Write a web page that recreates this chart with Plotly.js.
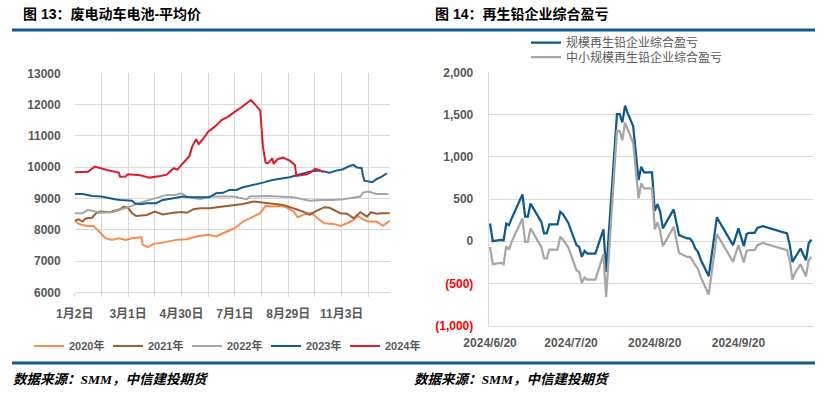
<!DOCTYPE html>
<html><head><meta charset="utf-8">
<script src="https://cdn.plot.ly/plotly-3.0.1.min.js"></script>
<style>html,body{margin:0;padding:0;background:#fff}#chart{width:824px;height:396px}</style>
</head><body><div id="chart"></div>
<script>
// ---------- Left chart: 废电动车电池-平均价 (x = trading-day index within year) ----------
const leftTickVals = [0,20,40,60,80,100,120,140,160,180,200,220];
const leftTickText = ['1月2日','','3月1日','','4月30日','','7月1日','','8月29日','','11月3日',''];

const idx2020 = [0,3,9,14,19,23,28,33,38,43,50,51,55,59,65,71,76,84,91,100,106,114,120,126,134,139,143,148,154,159,164,167,171,177,182,187,194,199,204,209,212,216,220,226,231,236];
const val2020 = [8292,8187,8123,8123,7910,7730,7676,7730,7676,7730,7762,7516,7442,7548,7580,7622,7676,7698,7783,7836,7783,7942,8049,8260,8420,8528,8762,8740,8762,8708,8580,8400,8474,8540,8368,8208,8187,8123,8208,8315,8442,8330,8260,8260,8123,8292];

const idx2021 = [0,3,6,8,13,16,19,26,34,37,40,43,46,54,60,66,74,80,84,89,94,101,114,126,134,141,146,156,166,171,176,180,187,191,199,204,209,214,219,222,226,230,236];
const val2021 = [8292,8330,8260,8360,8380,8528,8580,8560,8656,8740,8700,8528,8442,8470,8580,8490,8540,8570,8540,8656,8688,8688,8762,8826,8900,8867,8826,8794,8656,8580,8474,8580,8720,8700,8528,8510,8368,8560,8420,8560,8510,8528,8528];

const idx2022 = [0,6,10,15,19,29,36,43,49,56,63,69,75,80,84,89,94,101,119,129,131,144,164,176,184,194,201,214,216,220,226,235];
const val2022 = [8528,8528,8634,8570,8540,8570,8656,8762,8867,8953,9060,9113,9113,9167,9060,9007,8976,9060,9060,8976,9060,9081,9040,8930,8950,8950,8976,9060,9187,9220,9145,9140];

const idx2023 = [0,6,13,20,30,34,43,45,49,54,61,66,74,81,86,94,101,106,111,116,121,126,134,141,148,155,161,169,176,183,186,191,196,201,206,209,211,215,216,217,223,226,230,234];
const val2023 = [9145,9140,9081,9060,8976,8950,8930,8848,8816,8848,8850,8953,9007,9060,9040,9040,9040,9167,9180,9273,9273,9359,9432,9506,9592,9646,9678,9774,9857,9889,9857,9825,9889,9934,10039,10071,9998,9966,9720,9570,9519,9614,9697,9806];

const idx2024 = [0,10,15,19,25,33,34,38,40,49,56,64,69,74,77,80,86,88,91,93,96,100,105,110,115,120,125,132,134,137,139,141,143,145,148,149,152,156,161,165,166,169,174,177,180,183,186];
const val2024 = [9838,9850,10017,9960,9900,9825,9697,9700,9774,9740,9666,9720,9760,9966,9920,10071,10360,10656,10892,10742,10892,11135,11295,11508,11614,11774,11914,12147,12061,11914,11806,10656,10145,10125,10285,10103,10253,10304,10208,10071,9720,9740,9774,9840,9943,9910,9838];

const leftNames = ['2020年','2021年','2022年','2023年','2024年'];

// ---------- Right chart: 再生铅企业综合盈亏 ----------
const rightDates = ['2024-06-20','2024-06-21','2024-06-24','2024-06-25','2024-06-26','2024-06-27','2024-06-28','2024-06-30','2024-07-02','2024-07-03','2024-07-04','2024-07-05','2024-07-08','2024-07-09','2024-07-10','2024-07-11','2024-07-12','2024-07-15','2024-07-16','2024-07-17','2024-07-19','2024-07-22','2024-07-23','2024-07-24','2024-07-25','2024-07-26','2024-07-29','2024-08-01','2024-08-02','2024-08-06','2024-08-07','2024-08-08','2024-08-09','2024-08-10','2024-08-12','2024-08-14','2024-08-15','2024-08-16','2024-08-19','2024-08-20','2024-08-21','2024-08-22','2024-08-23','2024-08-27','2024-08-29','2024-09-01','2024-09-02','2024-09-03','2024-09-04','2024-09-05','2024-09-06','2024-09-09','2024-09-12','2024-09-18','2024-09-20','2024-09-22','2024-09-23','2024-09-24','2024-09-26','2024-09-27','2024-09-29','2024-10-08','2024-10-09','2024-10-10','2024-10-11','2024-10-13','2024-10-15','2024-10-16','2024-10-17'];
const largeProfit = [210,0,15,10,210,190,270,420,555,290,290,446,296,230,92,92,200,200,348,320,217,-46,-66,-185,-114,-146,-146,140,-363,1506,1506,1407,1604,1514,1364,724,882,816,816,360,440,348,152,377,72,33,33,-7,-86,-126,-216,-414,282,-46,152,-58,84,100,100,158,178,92,-46,-244,-192,-86,-225,-27,20];
const smallProfit = [-66,-272,-256,-272,-58,-98,-7,140,270,-7,-7,152,0,-66,-204,-204,-98,-98,52,20,-74,-343,-363,-494,-430,-454,-454,-153,-659,1308,1304,1197,1403,1324,1166,507,685,625,625,140,223,124,-58,172,-138,-185,-185,-225,-284,-323,-422,-631,84,-244,-46,-251,-114,-106,-106,-46,-20,-106,-225,-454,-371,-272,-414,-225,-185];
const rightNames = ['规模再生铅企业综合盈亏','中小规模再生铅企业综合盈亏'];
const rightTickVals = ['2024-06-20','2024-07-20','2024-08-20','2024-09-20'];
const rightTickText = ['2024/6/20','2024/7/20','2024/8/20','2024/9/20'];
const rightYVals = [2000,1500,1000,500,0,-500,-1000];
const rightYText = ['2,000','1,500','1,000','500','0','<span style="color:#FF0000">(500)</span>','<span style="color:#FF0000">(1,000)</span>'];

const leftColors = ['#F98B4E','#9E5E2E','#A6A6A6','#165C8C','#E0192B'];
const W = 824, H = 396;
const px = x => x / W, py = y => 1 - y / H;

const FONT = 'Liberation Sans, Arial, Noto Sans CJK SC, sans-serif';
const GRAY = '#595959', GRID = '#D9D9D9';

const leftIdx = [idx2020, idx2021, idx2022, idx2023, idx2024];
const leftVal = [val2020, val2021, val2022, val2023, val2024];
const traces = leftNames.map((n, i) => ({
  type: 'scatter', mode: 'lines', name: n, x: leftIdx[i], y: leftVal[i],
  xaxis: 'x', yaxis: 'y', line: {color: leftColors[i], width: 2},
  legend: 'legend', hoverinfo: 'skip'
}));
traces.push({type:'scatter', mode:'lines', name: rightNames[0], x: rightDates, y: largeProfit,
  xaxis:'x2', yaxis:'y2', line:{color:'#0E5A8A', width:2.25}, legend:'legend2', hoverinfo:'skip'});
traces.push({type:'scatter', mode:'lines', name: rightNames[1], x: rightDates, y: smallProfit,
  xaxis:'x2', yaxis:'y2', line:{color:'#A6A6A6', width:2.25}, legend:'legend3', hoverinfo:'skip'});

const tickFont = {family: FONT, size: 12, color: GRAY, weight: 'bold'};

const layout = {
  width: W, height: H, margin: {l:0, r:0, t:0, b:0},
  paper_bgcolor: '#fff', plot_bgcolor: '#fff',
  showlegend: true,
  xaxis: {domain: [px(74.7), px(390)], range: [0, 236.2], tickmode: 'array',
    tickvals: leftTickVals, ticktext: leftTickText, showgrid: true, gridcolor: GRID, gridwidth: 1,
    ticks: 'outside', ticklen: 4, tickcolor: GRID, showline: true, linecolor: GRID, zeroline: false,
    tickfont: tickFont, ticklabelstandoff: 6, fixedrange: true},
  yaxis: {domain: [py(292.3), py(73.3)], range: [6000, 13000], dtick: 1000, tickformat: 'd',
    showgrid: true, gridcolor: GRID, zeroline: false, showline: false, ticks: '',
    tickfont: tickFont, ticklabelstandoff: 13, fixedrange: true},
  xaxis2: {domain: [px(488.7), px(812.7)], type: 'date', range: ['2024-06-19 12:00', '2024-10-17 12:00'],
    tickmode: 'array', tickvals: rightTickVals, ticktext: rightTickText, showgrid: false,
    showline: true, linecolor: GRID, ticks: '', zeroline: false, tickfont: tickFont,
    ticklabelstandoff: 6, anchor: 'y2', fixedrange: true},
  yaxis2: {domain: [py(325.7), py(72.3)], range: [-1000, 2000], tickmode: 'array',
    tickvals: rightYVals, ticktext: rightYText, showgrid: true, gridcolor: GRID, zeroline: false,
    showline: true, linecolor: GRID, ticks: '', tickfont: tickFont, ticklabelstandoff: 12,
    anchor: 'x2', fixedrange: true},
  legend: {orientation: 'h', x: px(29), xanchor: 'left', y: py(346), yanchor: 'middle',
    font: {family: FONT, size: 11, color: GRAY, weight: 'bold'}, entrywidth: 34, entrywidthmode: 'pixels',
    bgcolor: 'rgba(0,0,0,0)', itemclick: false, itemdoubleclick: false},
  legend2: {orientation: 'v', x: px(526), xanchor: 'left', y: py(42.7), yanchor: 'middle',
    font: {family: FONT, size: 12, color: GRAY}, bgcolor: 'rgba(0,0,0,0)', itemclick: false, itemdoubleclick: false},
  legend3: {orientation: 'v', x: px(526), xanchor: 'left', y: py(57), yanchor: 'middle',
    font: {family: FONT, size: 12, color: GRAY}, bgcolor: 'rgba(0,0,0,0)', itemclick: false, itemdoubleclick: false},
  shapes: [
    {type:'line', xref:'paper', yref:'paper', x0: px(12), x1: px(815), y0: py(30), y1: py(30), line:{color:'#155A8A', width:3}},
    {type:'line', xref:'paper', yref:'paper', x0: px(12), x1: px(815), y0: py(363), y1: py(363), line:{color:'#155A8A', width:3}}
  ],
  annotations: [
    {xref:'paper', yref:'paper', x: px(21), y: py(14), xanchor:'left', yanchor:'middle', showarrow:false,
      text:'图 13：废电动车电池-平均价', font:{family: FONT, size: 14, color:'#000', weight:'bold'}},
    {xref:'paper', yref:'paper', x: px(433), y: py(14), xanchor:'left', yanchor:'middle', showarrow:false,
      text:'图 14：再生铅企业综合盈亏', font:{family: FONT, size: 14, color:'#000', weight:'bold'}},
    {xref:'paper', yref:'paper', x: px(11), y: py(379), xanchor:'left', yanchor:'middle', showarrow:false,
      text:'<i>数据来源：SMM，中信建投期货</i>', font:{family: 'Liberation Serif, Noto Sans CJK SC, serif', size: 13.5, color:'#000', weight:'bold'}},
    {xref:'paper', yref:'paper', x: px(412), y: py(379), xanchor:'left', yanchor:'middle', showarrow:false,
      text:'<i>数据来源：SMM，中信建投期货</i>', font:{family: 'Liberation Serif, Noto Sans CJK SC, serif', size: 13.5, color:'#000', weight:'bold'}}
  ]
};

Plotly.newPlot('chart', traces, layout, {displayModeBar: false, staticPlot: true});
</script></body></html>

WORK REQUIRED » Write out every line of the preceding listing that contains "chart".

EXERCISE SOLUTION »
Write a web page that recreates this chart with Plotly.js.
<style>html,body{margin:0;padding:0;background:#fff}#chart{width:824px;height:396px}</style>
</head><body><div id="chart"></div>
// ---------- Left chart: 废电动车电池-平均价 (x = trading-day index within year) ----------
// ---------- Right chart: 再生铅企业综合盈亏 ----------
Plotly.newPlot('chart', traces, layout, {displayModeBar: false, staticPlot: true});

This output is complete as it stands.